• **PROBLEM TO SOLVE**
Extract everything from the first line through the line with "var y = d3.scaleLinear().domain([0, 3]).range([height, 0]);", both ends included, except for any pictures.

— begin —

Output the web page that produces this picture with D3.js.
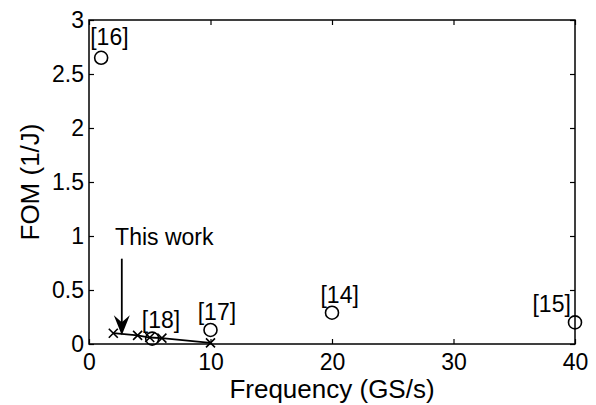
<!DOCTYPE html>
<html>
<head>
<meta charset="utf-8">
<script src="https://cdn.jsdelivr.net/npm/d3@7"></script>
<style>
  body { margin: 0; background: #fff; }
  text { font-family: "Liberation Sans", Arial, sans-serif; fill: #000; }
</style>
</head>
<body>
<div id="chart"></div>
<script>
// data
var workFreq = [2, 4, 5, 6, 10];
var workFom = [0.10, 0.08, 0.06, 0.055, 0.01];

var refNames = ["[16]", "[18]", "[17]", "[14]", "[15]"];
var refFreq = [1, 5.2, 10, 20, 40];
var refFom = [2.65, 0.05, 0.13, 0.29, 0.2];

// where each reference label sits (data units, start of text / baseline)
var refLabelX = [0.1, 4.35, 8.95, 19.05, 36.5];
var refLabelY = [2.77, 0.15, 0.22, 0.38, 0.3];

var xTicks = [0, 10, 20, 30, 40];
var yTicks = [0, 0.5, 1, 1.5, 2, 2.5, 3];

// set the dimensions and margins of the graph
var W = 596, H = 405;
var margin = {top: 20, right: 21, bottom: 61, left: 89},
    width = W - margin.left - margin.right,
    height = H - margin.top - margin.bottom;

var svg = d3.select("#chart")
  .append("svg")
    .attr("width", W)
    .attr("height", H)
  .append("g")
    .attr("transform", "translate(" + margin.left + "," + margin.top + ")");

var x = d3.scaleLinear().domain([0, 40]).range([0, width]);
var y = d3.scaleLinear().domain([0, 3]).range([height, 0]);

// axes, ticks pointing inwards
var xAxis = svg.append("g")
  .attr("transform", "translate(0," + height + ")")
  .call(d3.axisBottom(x).tickValues(xTicks).tickSize(-5).tickPadding(10));
var yAxis = svg.append("g")
  .call(d3.axisLeft(y).tickValues(yTicks).tickSize(-5).tickPadding(5)
        .tickFormat(function(d) { return String(d); }));
var topAxis = svg.append("g")
  .call(d3.axisTop(x).tickValues(xTicks).tickSize(-5).tickFormat(""));
var rightAxis = svg.append("g")
  .attr("transform", "translate(" + width + ",0)")
  .call(d3.axisRight(y).tickValues(yTicks).tickSize(-5).tickFormat(""));

[xAxis, yAxis, topAxis, rightAxis].forEach(function(a) {
  a.select(".domain").remove();
  a.selectAll("line").attr("stroke", "#000").attr("stroke-width", 1.2);
  a.selectAll("text").style("font-size", "23px").attr("fill", "#000");
});

// box
svg.append("rect")
  .attr("x", 0).attr("y", 0)
  .attr("width", width).attr("height", height)
  .attr("fill", "none")
  .attr("stroke", "#000")
  .attr("stroke-width", 1.5);

// axis titles
svg.append("text")
  .attr("x", width / 2)
  .attr("y", height + 54)
  .attr("text-anchor", "middle")
  .style("font-size", "26px")
  .text("Frequency (GS/s)");

svg.append("text")
  .attr("transform", "translate(" + (-50) + "," + (height / 2) + ")rotate(-90)")
  .attr("text-anchor", "middle")
  .style("font-size", "26px")
  .text("FOM (1/J)");

// this work: line with crosses
var work = workFreq.map(function(f, i) { return {f: f, v: workFom[i]}; });

svg.append("path")
  .datum(work)
  .attr("fill", "none")
  .attr("stroke", "#000")
  .attr("stroke-width", 1.8)
  .attr("d", d3.line().x(function(d) { return x(d.f); }).y(function(d) { return y(d.v); }));

svg.selectAll(".cross")
  .data(work)
  .enter()
  .append("path")
    .attr("class", "cross")
    .attr("transform", function(d) { return "translate(" + x(d.f) + "," + y(d.v) + ")"; })
    .attr("d", "M-4.5,-4.5L4.5,4.5M-4.5,4.5L4.5,-4.5")
    .attr("stroke", "#000")
    .attr("stroke-width", 1.6)
    .attr("fill", "none");

// references: open circles
var refs = refFreq.map(function(f, i) {
  return {f: f, v: refFom[i], name: refNames[i], lx: refLabelX[i], ly: refLabelY[i]};
});

svg.selectAll(".ref")
  .data(refs)
  .enter()
  .append("circle")
    .attr("class", "ref")
    .attr("cx", function(d) { return x(d.f); })
    .attr("cy", function(d) { return y(d.v); })
    .attr("r", 6.5)
    .attr("fill", "none")
    .attr("stroke", "#000")
    .attr("stroke-width", 1.6);

svg.selectAll(".reflabel")
  .data(refs)
  .enter()
  .append("text")
    .attr("class", "reflabel")
    .attr("x", function(d) { return x(d.lx); })
    .attr("y", function(d) { return y(d.ly); })
    .style("font-size", "23px")
    .text(function(d) { return d.name; });

// "This work" annotation with arrow
var arrowX = 2.7, arrowTop = 0.79, arrowTip = 0.08;

svg.append("text")
  .attr("x", x(2.15))
  .attr("y", y(0.92))
  .style("font-size", "23px")
  .text("This work");

svg.append("line")
  .attr("x1", x(arrowX)).attr("x2", x(arrowX))
  .attr("y1", y(arrowTop)).attr("y2", y(arrowTip) - 12)
  .attr("stroke", "#000")
  .attr("stroke-width", 1.8);

svg.append("path")
  .attr("transform", "translate(" + x(arrowX) + "," + y(arrowTip) + ")")
  .attr("d", "M0,0L-8,-20L0,-13L8,-20Z")
  .attr("fill", "#000");
</script>
</body>
</html>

— end —

• **COMPLETED EXERCISE**
Output the web page that produces this picture with D3.js.
<!DOCTYPE html>
<html>
<head>
<meta charset="utf-8">
<script src="https://cdn.jsdelivr.net/npm/d3@7"></script>
<style>
  body { margin: 0; background: #fff; }
  text { font-family: "Liberation Sans", Arial, sans-serif; fill: #000; }
</style>
</head>
<body>
<div id="chart"></div>
<script>
// data
var workFreq = [2, 4, 5, 6, 10];
var workFom = [0.10, 0.08, 0.06, 0.055, 0.01];

var refNames = ["[16]", "[18]", "[17]", "[14]", "[15]"];
var refFreq = [1, 5.2, 10, 20, 40];
var refFom = [2.65, 0.05, 0.13, 0.29, 0.2];

// where each reference label sits (data units, start of text / baseline)
var refLabelX = [0.1, 4.35, 8.95, 19.05, 36.5];
var refLabelY = [2.77, 0.15, 0.22, 0.38, 0.3];

var xTicks = [0, 10, 20, 30, 40];
var yTicks = [0, 0.5, 1, 1.5, 2, 2.5, 3];

// set the dimensions and margins of the graph
var W = 596, H = 405;
var margin = {top: 20, right: 21, bottom: 61, left: 89},
    width = W - margin.left - margin.right,
    height = H - margin.top - margin.bottom;

var svg = d3.select("#chart")
  .append("svg")
    .attr("width", W)
    .attr("height", H)
  .append("g")
    .attr("transform", "translate(" + margin.left + "," + margin.top + ")");

var x = d3.scaleLinear().domain([0, 40]).range([0, width]);
var y = d3.scaleLinear().domain([0, 3]).range([height, 0]);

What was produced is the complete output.